Case in point: Lucifer's destruction of the Mansions of the Silence, and the resultant dissolution of untold billions of souls. I mentioned last time around that this was a deliberate move on Carey's part to bring home the foolishness of sympathising with Lucifer, or treating him as hero rather than amoral protagonist.  That's actually a pretty scary thing to do with a narrative, to brutally reinforce the fact that we're watching someone who would murder us without a second thought (or even a first one) for the very slightest of gains, or even no gain other than the maintaining of his pride, just at the same point as the Lord of Creation decides he's giving up on the whole idea and pissing off elsewhere.
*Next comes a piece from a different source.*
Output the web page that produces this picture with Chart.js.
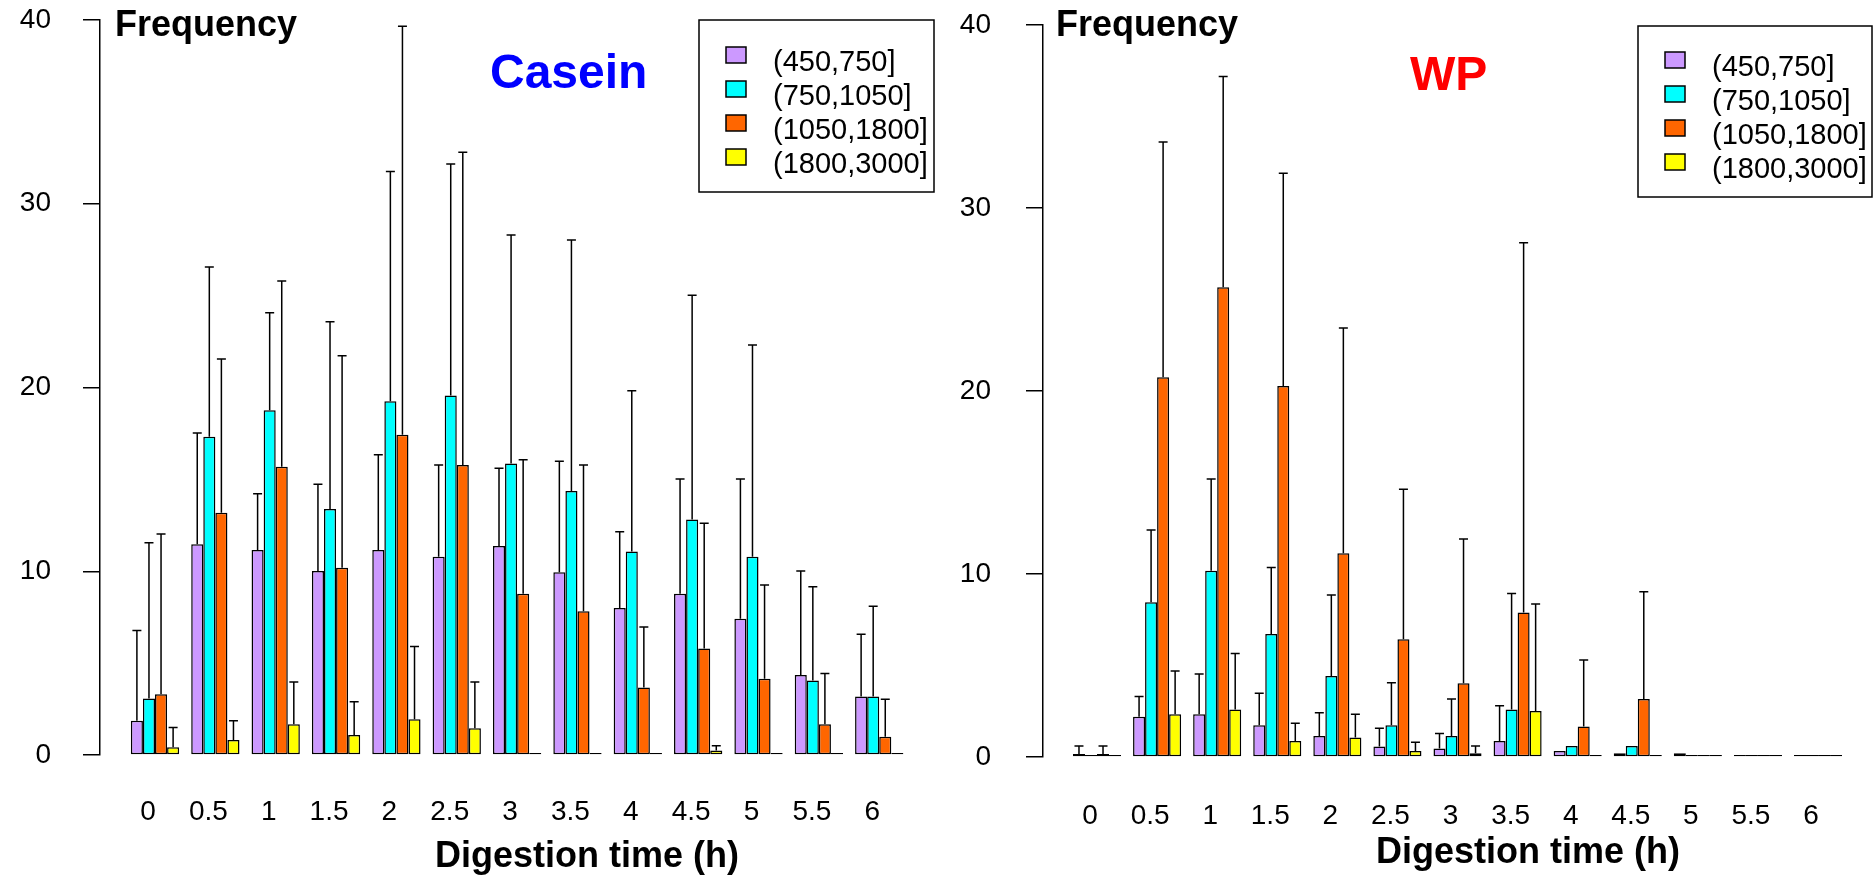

So if "Naglfar" was a brutal gut-punch to our expectations of who Lucifer is, "Brothers in Arms" is the reminder of what we should have seen him as all along, the alternative to total domination by the laws of causality.  He is not our hero.  He does not fight for us.  But if we're to be allowed to fight for ourselves in any meaningful sense, we need him around.

Once again, Carey rather makes this literal by having the Titan usurpers create the anti-Lucifer, a black-skinned simulacrum intended to obliterate itself and the Morningstar the instant they come into contact.  In other words, the exact opposite of Lucifer is a mindless slave bound to an insane, violent creator with a massive body count.  The significance of this can be left as an exercise for the reader. That said, Carey's smart enough to keep things ambivalent.  Lucifer's ultimate victory over his negative self ("feels like masturbation") rests on the fact that the creature was woven from memories of Samael that are inaccurate.  Memories taken from Beatrice, a woman hopelessly in love with Mazikeen and hopelessly unaware of what Lucifer is or represents.  But are Beatrice's impressions of the Morningstar any more reliable than ours?  We may have made the same mistake; indeed I've been arguing for several posts now that Carey has assumed we have.  "Naglfar" demonstrated how totally we misunderstood what this comic was about. "Brothers in Arms" lets us know that this is entirely our fault.

It should also be taken as a warning, however.  Just because we've learned our old assumptions were mistaken, it doesn't mean our new assumptions will be any nearer the mark.  So whilst this arc once again ends with Michael and Lucifer joining forces to beat up a common enemy, suggesting their separate insistence that they have no interest in replacing their Father may not be entirely believable, the broken, pathetic form of Beatrice - waiting in the darkness of Mazikeen's tent for the slightest sign her love even remembers she exists - should be enough to remind us that getting too drawn in to the world of Lucifer can leave us burned, and that thinking we understand the flow of such cosmic events can leave us dead.

If one thing has been left abundantly clear, however, it is this: the Titans were only the first and least subtle of supernatural powers willing to take advantage of Yahweh's absence.  There will be others.  A story that began concerned with creation has now become about destruction, and the most important question now hanging over the series is this: how much more can the universe afford to lose?